Lee Tae-won told CNN Wednesday that a source inside North Korea had told him that his wife is being held in the border city of Sinuiju for interrogation, after being caught in China.
In October, Lee -- a new name he picked after arriving in South Korea in 2015 -- arranged for his wife and 4-year-old son to be smuggled out of North Korea. They made it out successfully but were later caught in northeast China with eight other defectors, en route to South Korea.
China does not consider those fleeing North Korea to be refugees. It classifies them as "illegal economic migrants," a policy which means they are routinely sent back to North Korea where they are met with almost certain punishment.
But Pastor Kim Sung-eun, a South Korean activist who works to help North Koreans defect and is advising Lee, told CNN a second source inside North Korea confirmed Lee's wife was back inside the country.
CNN is not naming either source or their connections to Lee and Kim for security reasons. It's unclear what happened to Lee's son.
"I will live my entire my life in guilt.

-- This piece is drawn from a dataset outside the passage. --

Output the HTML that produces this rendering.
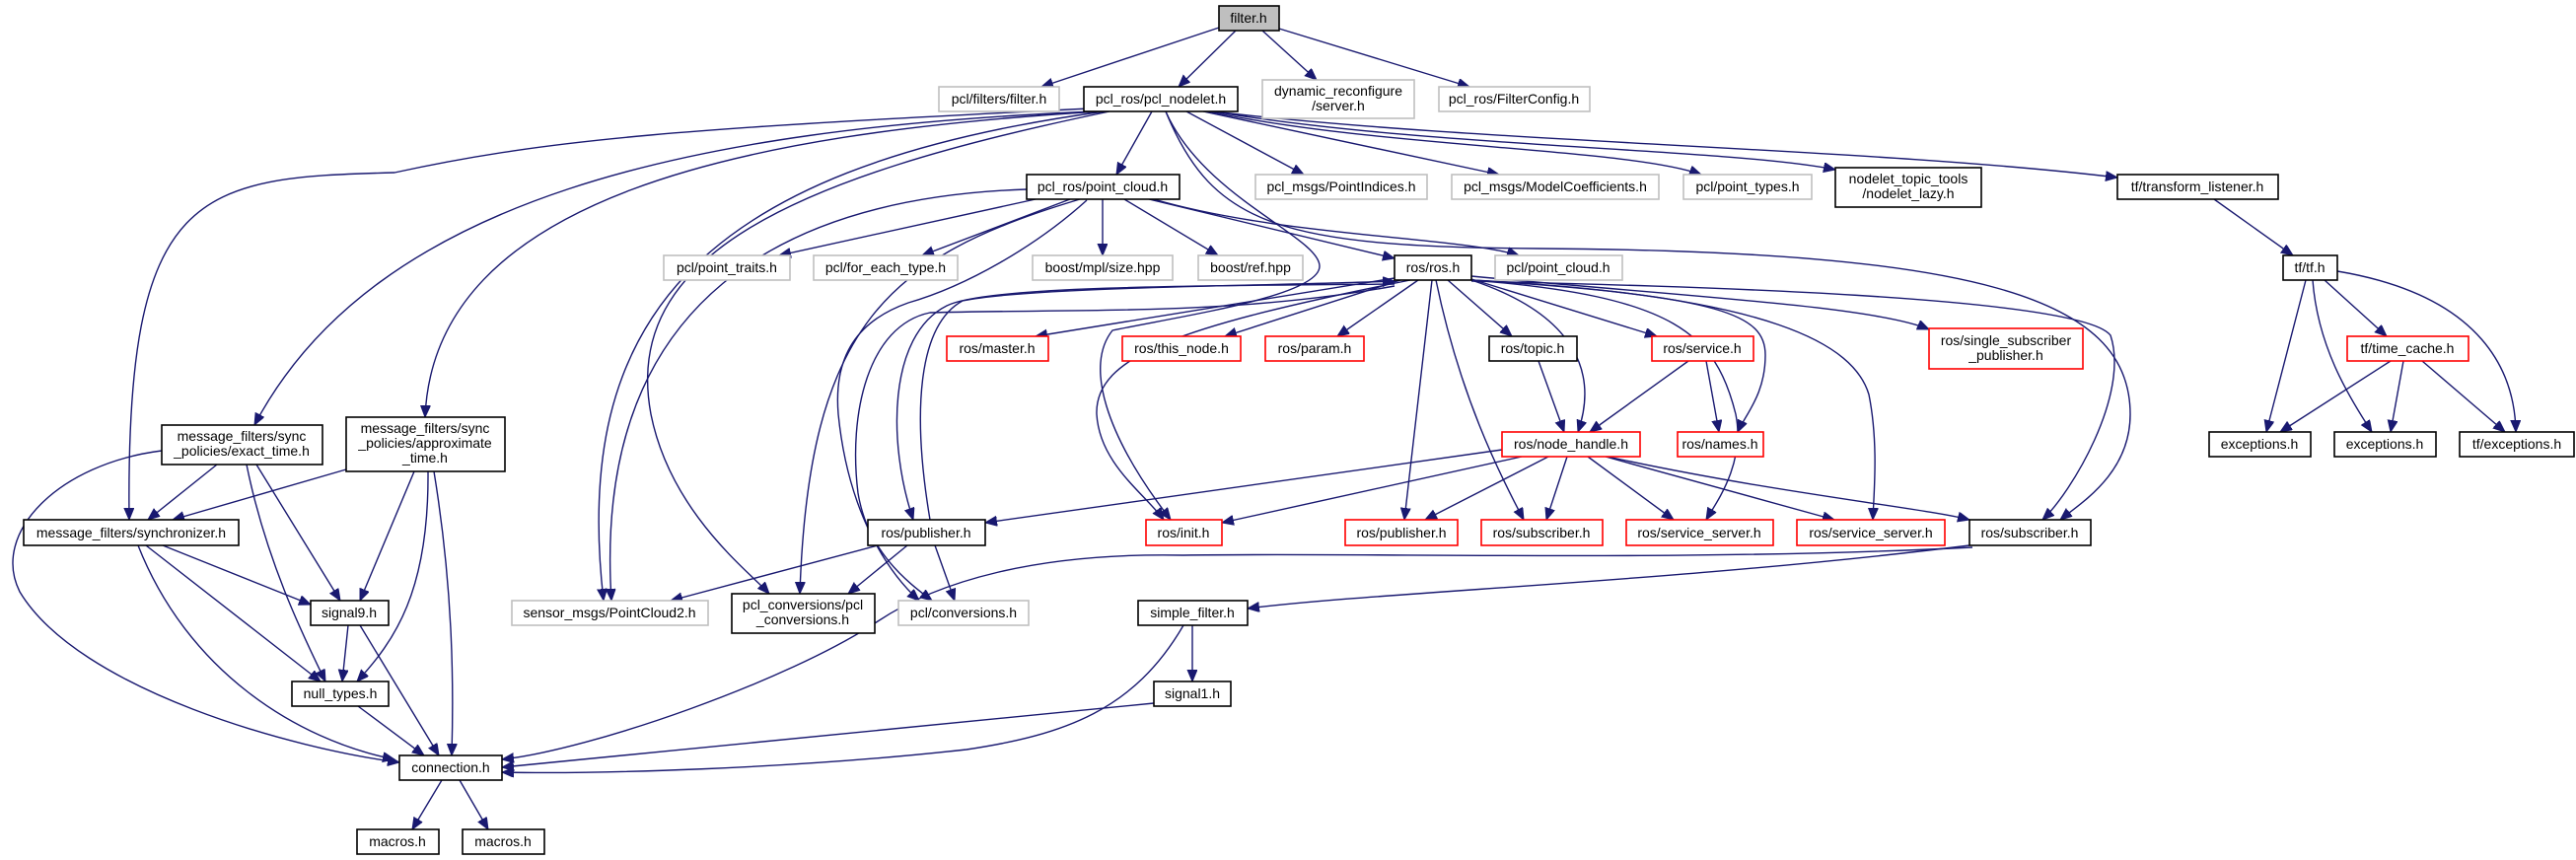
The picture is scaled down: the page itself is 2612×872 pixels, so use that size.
<!DOCTYPE html>
<html><head><meta charset="utf-8"><style>
html,body{margin:0;padding:0;background:#fff;}
svg{display:block;}
text{font-family:"Liberation Sans",sans-serif;font-size:14px;fill:#000;text-anchor:middle;}
.e{fill:none;stroke:#191970;stroke-width:1.4;marker-end:url(#a);}
.k{fill:#fff;stroke:#000;stroke-width:1.6;}
.r{fill:#fff;stroke:#ff0000;stroke-width:1.6;}
.g{fill:#fff;stroke:#bfbfbf;stroke-width:1.6;}
</style></head><body>
<svg width="2612" height="872" viewBox="0 0 2612 872" xmlns="http://www.w3.org/2000/svg">
<defs><marker id="a" markerUnits="userSpaceOnUse" markerWidth="14" markerHeight="12" refX="12" refY="5" orient="auto"><path d="M0,0 L12,5 L0,10 z" fill="#191970" stroke="#191970"/></marker></defs>
<g>
<path class="e" d="M1236,28 L1056,88"/>
<path class="e" d="M1253,31 L1195,88"/>
<path class="e" d="M1280,31 L1335,81"/>
<path class="e" d="M1297,29 L1490,88"/>
<path class="e" d="M1168,113 L1132,177"/>
<path class="e" d="M1203,113 L1322,177"/>
<path class="e" d="M1220,113 L1520,177"/>
<path class="e" d="M1225,113 C1400,150 1650,150 1725,177"/>
<path class="e" d="M1230,113 C1450,150 1750,150 1861,172"/>
<path class="e" d="M1230,113 C1500,145 1900,150 2147,180"/>
<path class="e" d="M1110,113 C700,130 380,200 258,431"/>
<path class="e" d="M1115,113 C750,135 440,200 431,423"/>
<path class="e" d="M1105,110 C700,130 560,140 400,175 C200,180 127,190 131,527"/>
<path class="e" d="M1120,113 C700,170 580,330 612,609"/>
<path class="e" d="M1041,192 C800,200 600,300 620,609"/>
<path class="e" d="M1125,113 C800,180 630,260 660,420 C680,520 760,580 780,602"/>
<path class="e" d="M1095,202 C900,260 820,330 811,602"/>
<path class="e" d="M1182,113 C1230,230 1300,250 1560,252 C2000,255 2160,300 2160,420 C2160,480 2110,510 2089,527"/>
<path class="e" d="M1492,285 C1700,290 2110,300 2140,340 C2160,400 2100,500 2071,527"/>
<path class="e" d="M1050,202 L790,259"/>
<path class="e" d="M1085,202 L935,259"/>
<path class="e" d="M1118,202 L1118,259"/>
<path class="e" d="M1140,202 L1235,259"/>
<path class="e" d="M1165,202 L1414,262"/>
<path class="e" d="M1170,202 C1300,240 1480,240 1540,259"/>
<path class="e" d="M1102,203 C1050,250 980,290 921,307 C870,325 845,360 850,420 C860,520 900,580 932,609"/>
<path class="e" d="M1182,113 C1220,200 1338,240 1338,270 C1338,300 1200,320 1128,335 C1100,370 1120,440 1187,527"/>
<path class="e" d="M1414,288 C1200,290 1000,290 960,310 C900,340 900,450 926,527"/>
<path class="e" d="M943,527 C925,420 930,330 976,305 C1050,290 1300,290 1414,285"/>
<path class="e" d="M1414,290 C1250,320 1100,313 943,317 C880,330 860,420 870,500 C880,560 920,590 945,609"/>
<path class="e" d="M1414,282 L1050,341"/>
<path class="e" d="M1420,284 L1242,341"/>
<path class="e" d="M1438,284 L1356,341"/>
<path class="e" d="M1468,284 L1533,341"/>
<path class="e" d="M1492,283 L1680,341"/>
<path class="e" d="M1492,280 C1700,300 1900,310 1956,334"/>
<path class="e" d="M1492,284 C1600,320 1620,380 1600,438"/>
<path class="e" d="M1492,284 C1750,300 1790,320 1790,360 C1790,400 1770,420 1762,438"/>
<path class="e" d="M1430,284 C1200,330 1110,360 1112,420 C1115,470 1160,500 1180,527"/>
<path class="e" d="M1452,284 L1424,527"/>
<path class="e" d="M1456,284 C1480,400 1520,480 1545,527"/>
<path class="e" d="M1492,284 C1700,300 1740,340 1760,420 C1770,470 1740,510 1730,527"/>
<path class="e" d="M1492,284 C1800,300 1880,350 1895,400 C1905,450 1900,500 1899,527"/>
<path class="e" d="M1560,366 L1586,438"/>
<path class="e" d="M1712,366 L1612,438"/>
<path class="e" d="M1730,366 L1743,438"/>
<path class="e" d="M1523,456 L999,530"/>
<path class="e" d="M1543,463 L1239,530"/>
<path class="e" d="M1570,463 L1445,527"/>
<path class="e" d="M1589,463 L1568,527"/>
<path class="e" d="M1610,463 L1697,527"/>
<path class="e" d="M1628,463 L1860,527"/>
<path class="e" d="M1630,463 C1800,500 1950,515 1997,527"/>
<path class="e" d="M890,553 L680,609"/>
<path class="e" d="M920,553 L860,602"/>
<path class="e" d="M948,553 L968,609"/>
<path class="e" d="M1997,553 C1700,590 1400,600 1265,617"/>
<path class="e" d="M2000,555 C1700,570 1400,560 1200,563 C1050,560 950,590 890,630 C800,690 600,760 509,770"/>
<path class="e" d="M1209,634 L1209,691"/>
<path class="e" d="M1200,634 C1150,720 1080,745 980,760 C800,780 600,785 509,783"/>
<path class="e" d="M1170,713 L509,778"/>
<path class="e" d="M220,471 L150,527"/>
<path class="e" d="M260,471 L345,609"/>
<path class="e" d="M250,471 C270,570 310,650 330,691"/>
<path class="e" d="M164,457 C60,470 -10,540 20,600 C80,700 300,760 405,773"/>
<path class="e" d="M351,476 L175,527"/>
<path class="e" d="M420,478 L365,609"/>
<path class="e" d="M434,478 C435,600 400,650 362,691"/>
<path class="e" d="M440,478 C460,600 460,700 458,766"/>
<path class="e" d="M165,553 L315,613"/>
<path class="e" d="M148,553 L325,691"/>
<path class="e" d="M140,553 C190,680 300,750 400,770"/>
<path class="e" d="M353,634 L347,691"/>
<path class="e" d="M365,634 L445,766"/>
<path class="e" d="M363,716 L430,766"/>
<path class="e" d="M448,791 L418,841"/>
<path class="e" d="M466,791 L495,841"/>
<path class="e" d="M2245,202 L2325,259"/>
<path class="e" d="M2338,284 L2298,438"/>
<path class="e" d="M2345,284 C2350,350 2380,400 2405,438"/>
<path class="e" d="M2357,284 L2420,341"/>
<path class="e" d="M2370,275 C2520,300 2550,380 2551,438"/>
<path class="e" d="M2424,366 L2312,438"/>
<path class="e" d="M2437,366 L2424,438"/>
<path class="e" d="M2456,366 L2540,438"/>
</g>
<g>
<rect x="1236" y="6" width="61" height="25" fill="#bfbfbf" stroke="#000" stroke-width="1.6"/><text x="1266" y="23">filter.h</text>
<rect class="g" x="952" y="88" width="122" height="25"/><text x="1013" y="105">pcl/filters/filter.h</text>
<rect class="k" x="1099" y="88" width="156" height="25"/><text x="1177" y="105">pcl_ros/pcl_nodelet.h</text>
<rect class="g" x="1280" y="81" width="154" height="39"/><text x="1357" y="97">dynamic_reconfigure</text><text x="1357" y="112">/server.h</text>
<rect class="g" x="1459" y="88" width="153" height="25"/><text x="1535" y="105">pcl_ros/FilterConfig.h</text>
<rect class="k" x="1041" y="177" width="155" height="25"/><text x="1118" y="194">pcl_ros/point_cloud.h</text>
<rect class="g" x="1273" y="177" width="174" height="25"/><text x="1360" y="194">pcl_msgs/PointIndices.h</text>
<rect class="g" x="1472" y="177" width="210" height="25"/><text x="1577" y="194">pcl_msgs/ModelCoefficients.h</text>
<rect class="g" x="1707" y="177" width="130" height="25"/><text x="1772" y="194">pcl/point_types.h</text>
<rect class="k" x="1861" y="170" width="148" height="40"/><text x="1935" y="186">nodelet_topic_tools</text><text x="1935" y="201">/nodelet_lazy.h</text>
<rect class="k" x="2147" y="177" width="163" height="25"/><text x="2228" y="194">tf/transform_listener.h</text>
<rect class="g" x="673" y="259" width="128" height="25"/><text x="737" y="276">pcl/point_traits.h</text>
<rect class="g" x="825" y="259" width="146" height="25"/><text x="898" y="276">pcl/for_each_type.h</text>
<rect class="g" x="1047" y="259" width="142" height="25"/><text x="1118" y="276">boost/mpl/size.hpp</text>
<rect class="g" x="1215" y="259" width="106" height="25"/><text x="1268" y="276">boost/ref.hpp</text>
<rect class="k" x="1414" y="259" width="78" height="25"/><text x="1453" y="276">ros/ros.h</text>
<rect class="g" x="1516" y="259" width="129" height="25"/><text x="1580" y="276">pcl/point_cloud.h</text>
<rect class="k" x="2315" y="259" width="55" height="25"/><text x="2342" y="276">tf/tf.h</text>
<rect class="r" x="960" y="341" width="103" height="25"/><text x="1011" y="358">ros/master.h</text>
<rect class="r" x="1138" y="341" width="120" height="25"/><text x="1198" y="358">ros/this_node.h</text>
<rect class="r" x="1283" y="341" width="100" height="25"/><text x="1333" y="358">ros/param.h</text>
<rect class="k" x="1510" y="341" width="89" height="25"/><text x="1554" y="358">ros/topic.h</text>
<rect class="r" x="1675" y="341" width="103" height="25"/><text x="1726" y="358">ros/service.h</text>
<rect class="r" x="1956" y="333" width="156" height="41"/><text x="2034" y="350">ros/single_subscriber</text><text x="2034" y="365">_publisher.h</text>
<rect class="r" x="2380" y="341" width="123" height="25"/><text x="2441" y="358">tf/time_cache.h</text>
<rect class="k" x="164" y="431" width="163" height="40"/><text x="245" y="447">message_filters/sync</text><text x="245" y="462">_policies/exact_time.h</text>
<rect class="k" x="351" y="423" width="161" height="55"/><text x="431" y="439">message_filters/sync</text><text x="431" y="454">_policies/approximate</text><text x="431" y="469">_time.h</text>
<rect class="r" x="1523" y="438" width="140" height="25"/><text x="1593" y="455">ros/node_handle.h</text>
<rect class="r" x="1701" y="438" width="87" height="25"/><text x="1744" y="455">ros/names.h</text>
<rect class="k" x="2240" y="438" width="103" height="25"/><text x="2291" y="455">exceptions.h</text>
<rect class="k" x="2367" y="438" width="103" height="25"/><text x="2418" y="455">exceptions.h</text>
<rect class="k" x="2494" y="438" width="116" height="25"/><text x="2552" y="455">tf/exceptions.h</text>
<rect class="k" x="24" y="527" width="218" height="26"/><text x="133" y="545">message_filters/synchronizer.h</text>
<rect class="k" x="880" y="527" width="119" height="26"/><text x="939" y="545">ros/publisher.h</text>
<rect class="r" x="1162" y="527" width="77" height="26"/><text x="1200" y="545">ros/init.h</text>
<rect class="r" x="1364" y="527" width="114" height="26"/><text x="1421" y="545">ros/publisher.h</text>
<rect class="r" x="1502" y="527" width="123" height="26"/><text x="1563" y="545">ros/subscriber.h</text>
<rect class="r" x="1649" y="527" width="149" height="26"/><text x="1723" y="545">ros/service_server.h</text>
<rect class="r" x="1822" y="527" width="150" height="26"/><text x="1897" y="545">ros/service_server.h</text>
<rect class="k" x="1997" y="527" width="123" height="26"/><text x="2058" y="545">ros/subscriber.h</text>
<rect class="k" x="315" y="609" width="79" height="25"/><text x="354" y="626">signal9.h</text>
<rect class="g" x="519" y="609" width="199" height="25"/><text x="618" y="626">sensor_msgs/PointCloud2.h</text>
<rect class="k" x="742" y="602" width="145" height="40"/><text x="814" y="618">pcl_conversions/pcl</text><text x="814" y="633">_conversions.h</text>
<rect class="g" x="911" y="609" width="132" height="25"/><text x="977" y="626">pcl/conversions.h</text>
<rect class="k" x="1154" y="609" width="111" height="25"/><text x="1209" y="626">simple_filter.h</text>
<rect class="k" x="296" y="691" width="98" height="25"/><text x="345" y="708">null_types.h</text>
<rect class="k" x="1170" y="691" width="78" height="25"/><text x="1209" y="708">signal1.h</text>
<rect class="k" x="405" y="766" width="104" height="25"/><text x="457" y="783">connection.h</text>
<rect class="k" x="362" y="841" width="83" height="25"/><text x="403" y="858">macros.h</text>
<rect class="k" x="469" y="841" width="83" height="25"/><text x="510" y="858">macros.h</text>
</g>
</svg>
</body></html>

It hurts so much and I feel so lonely," Lee told CNN at a demonstration Wednesday outside the Chinese embassy in Seoul. "Because of my decision to bring them to South Korea, my wife will be sent to a political prison and my son will be sent to an orphanage, if he is lucky enough to survive."
Defectors who return to North Korea will often be sent to one of the country's many gulags, known as "kwanliso," sometimes along with their entire families to deter others from trying to leave the country.
"I feel so empty. I feel so sorry," Lee said at the demonstration. "I want to see them again but I know it will never happen."
South Korea's Foreign ministry would neither confirm nor deny if Lee's family had been returned to North Korea. A Foreign Ministry spokesman told CNN Tuesday that Seoul was attempting to undertake diplomatic efforts to ensure that North Korean defectors will not be forcefully sent back.